Victoria’s geology

Transcript

We’re sitting here in the Yarra in Studley Park and you can see some rocks behind the river there on the cliff, and those rocks are actually deposited in an ocean about 400 million years ago. Today they’re part of Australia and people are jogging past them. But 400 million years ago we were maybe under two or three kilometres of water and those layered rocks were laid down over periods of hundreds to thousands of years. And after that long period of time when they were in an ocean, they became involved in a collision when these rocks were attached to the eastern edge of Australia to form what is now Melbourne.

Victoria shows some great examples of how Earth’s geological processes work, and one of the philosophies that geologist use to try and understand the rocks we see preserved in the rock record is that the present is the key to the past.

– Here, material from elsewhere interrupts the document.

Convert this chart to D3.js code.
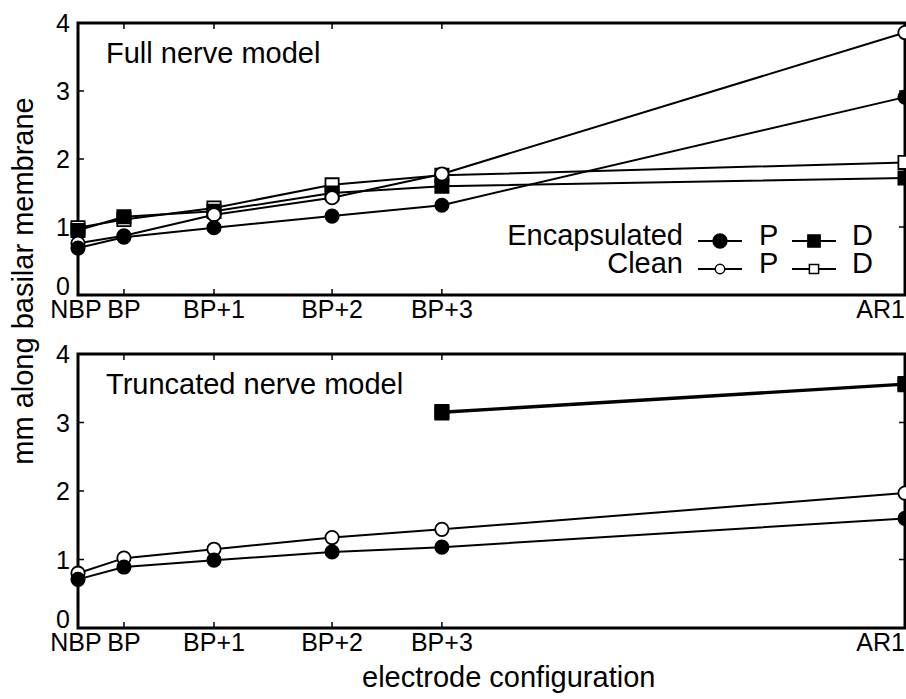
<!DOCTYPE html>
<html>
<head>
<meta charset="utf-8">
<script src="https://cdn.jsdelivr.net/npm/d3@7"></script>
<style>
  body { margin: 0; background: #fff; }
  svg { font-family: "Liberation Sans", Arial, sans-serif; }
</style>
</head>
<body>
<div id="chart"></div>
<script>
// categories + position along the axis
const configs = ["NBP", "BP", "BP+1", "BP+2", "BP+3", "AR1"];
const configPos = [0, 1, 2.96, 5.53, 7.92, 18];
const yTicks = [0, 1, 2, 3, 4];

// full nerve model
const fullEncP = [0.69, 0.85, 0.99, 1.16, 1.32, 2.91];
const fullCleanP = [0.76, 0.87, 1.18, 1.43, 1.78, 3.86];
const fullEncD = [0.95, 1.15, 1.23, 1.5, 1.6, 1.72];
const fullCleanD = [0.99, 1.11, 1.28, 1.62, 1.76, 1.95];

// truncated nerve model (D only at BP+3 and AR1)
const truncEncP = [0.71, 0.89, 0.99, 1.11, 1.18, 1.6];
const truncCleanP = [0.8, 1.02, 1.15, 1.32, 1.44, 1.97];
const truncEncD = [null, null, null, null, 3.16, 3.57];
const truncCleanD = [null, null, null, null, 3.14, 3.55];

const width = 906, height = 699;
const svg = d3.select("#chart").append("svg")
  .attr("width", width).attr("height", height);

const x = d3.scaleLinear().domain([0, 18]).range([78, 905]);

const font = 29;      // titles, legend
const tickFont = 25;  // tick labels

function drawPanel(top, bottom, series, title) {
  const y = d3.scaleLinear().domain([0, 4]).range([bottom, top]);
  const g = svg.append("g");

  // frame
  g.append("rect")
    .attr("x", x(0)).attr("y", top)
    .attr("width", x(18) - x(0)).attr("height", bottom - top)
    .attr("fill", "none").attr("stroke", "#000").attr("stroke-width", 3);

  // inward ticks, all four sides
  const tk = 6;
  yTicks.forEach((t) => {
    g.append("line").attr("x1", x(0)).attr("x2", x(0) + tk)
      .attr("y1", y(t)).attr("y2", y(t)).attr("stroke", "#000").attr("stroke-width", 1.5);
    g.append("line").attr("x1", x(18)).attr("x2", x(18) - tk)
      .attr("y1", y(t)).attr("y2", y(t)).attr("stroke", "#000").attr("stroke-width", 1.5);
    // the 0 label sits up off the x labels
    g.append("text").attr("x", x(0) - 8).attr("y", t === 0 ? y(t) - 9 : y(t)).attr("dy", "0.36em")
      .attr("text-anchor", "end").attr("font-size", tickFont).text(t);
  });
  configPos.forEach((p, i) => {
    g.append("line").attr("x1", x(p)).attr("x2", x(p))
      .attr("y1", top).attr("y2", top + tk).attr("stroke", "#000").attr("stroke-width", 1.5);
    g.append("line").attr("x1", x(p)).attr("x2", x(p))
      .attr("y1", bottom).attr("y2", bottom - tk).attr("stroke", "#000").attr("stroke-width", 1.5);
    const last = i === configs.length - 1;
    g.append("text").attr("x", i === 0 ? x(p) - 2 : x(p)).attr("y", bottom + 23)
      .attr("text-anchor", last ? "end" : "middle").attr("font-size", tickFont).text(configs[i]);
  });

  // panel title
  g.append("text").attr("x", 106).attr("y", top + 40)
    .attr("font-size", font).text(title);

  const line = d3.line()
    .defined((d) => d.v !== null)
    .x((d) => x(d.p)).y((d) => y(d.v));

  series.forEach((s) => {
    const pts = s.values.map((v, i) => ({ p: configPos[i], v: v }));
    g.append("path").datum(pts)
      .attr("fill", "none").attr("stroke", "#000").attr("stroke-width", 2)
      .attr("d", line);
    const sym = d3.symbol().type(s.shape === "circle" ? d3.symbolCircle : d3.symbolSquare)
      .size(s.shape === "circle" ? 140 : 175);
    g.selectAll(null).data(pts.filter((d) => d.v !== null)).join("path")
      .attr("transform", (d) => `translate(${x(d.p)},${y(d.v)})`)
      .attr("d", sym)
      .attr("fill", s.filled ? "#000" : "#fff")
      .attr("stroke", "#000").attr("stroke-width", 1.8);
  });
  return g;
}

drawPanel(23, 295, [
  { values: fullCleanD, shape: "square", filled: false },
  { values: fullEncD, shape: "square", filled: true },
  { values: fullCleanP, shape: "circle", filled: false },
  { values: fullEncP, shape: "circle", filled: true },
], "Full nerve model");

drawPanel(354, 628, [
  { values: truncCleanD, shape: "square", filled: false },
  { values: truncEncD, shape: "square", filled: true },
  { values: truncCleanP, shape: "circle", filled: false },
  { values: truncEncP, shape: "circle", filled: true },
], "Truncated nerve model");

// legend
const legend = svg.append("g");
const legendRows = [
  { label: "Encapsulated", filled: true, base: 245, ly: 241, pSize: 150, dSize: 150 },
  { label: "Clean", filled: false, base: 273, ly: 269, pSize: 70, dSize: 85 },
];
legendRows.forEach((r) => {
  legend.append("text").attr("x", 683).attr("y", r.base)
    .attr("text-anchor", "end").attr("font-size", font).text(r.label);
  [{ cx: 720, shape: d3.symbolCircle, size: r.pSize, txt: "P", tx: 759 },
   { cx: 814, shape: d3.symbolSquare, size: r.dSize, txt: "D", tx: 852 }].forEach((m) => {
    legend.append("line").attr("x1", m.cx - 22).attr("x2", m.cx + 22)
      .attr("y1", r.ly).attr("y2", r.ly).attr("stroke", "#000").attr("stroke-width", 2.2);
    legend.append("path").attr("transform", `translate(${m.cx},${r.ly})`)
      .attr("d", d3.symbol().type(m.shape).size(m.size))
      .attr("fill", r.filled ? "#000" : "#fff").attr("stroke", "#000").attr("stroke-width", 1.5);
    legend.append("text").attr("x", m.tx).attr("y", r.base)
      .attr("font-size", font).text(m.txt);
  });
});

// axis titles
svg.append("text")
  .attr("transform", "translate(33,281) rotate(-90)")
  .attr("text-anchor", "middle").attr("font-size", font)
  .text("mm along basilar membrane");

svg.append("text")
  .attr("x", 362).attr("y", 687)
  .attr("font-size", font)
  .text("electrode configuration");
</script>
</body>
</html>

So by looking at the rocks that are forming today and the environments in which they form, we can make inferences about how rocks that we find preserved in the rock record might have formed. So if we find a rock that’s 400 million years old and it looks very similar to a modern rock, it’s reasonable to infer that the same processes we observe today directly were responsible for forming those rocks all that time ago.

Now a cool thing about geology is that you can also use the past, even the long distant past, as a key to the future. You can go back, look at these old rocks, try and understand how they’re formed and then make predictions about what may happen in the future.

And in Victoria an example of that is we’ve got many small volcanoes in western Victoria that have erupted over a period of millions to thousands of years and we can date these rocks radio-metrically and we’ve established that one of the youngest volcanoes is really only about four or five thousand years old. And we can also establish that the average time frame between the eruptions of these volcanoes is about four or five thousand years, so that means that it’s likely that another volcano will erupt sometime in the future in Victoria and we don’t know exactly when; it could be in ten years or a hundred years or maybe even a thousand years but one day some farmer is going to look into his back paddock and there’s going to be something exciting growing for him to see.

About this Video

Ross Cayley, Geosciences Victoria, talks about some of the geological processes that shaped Victoria.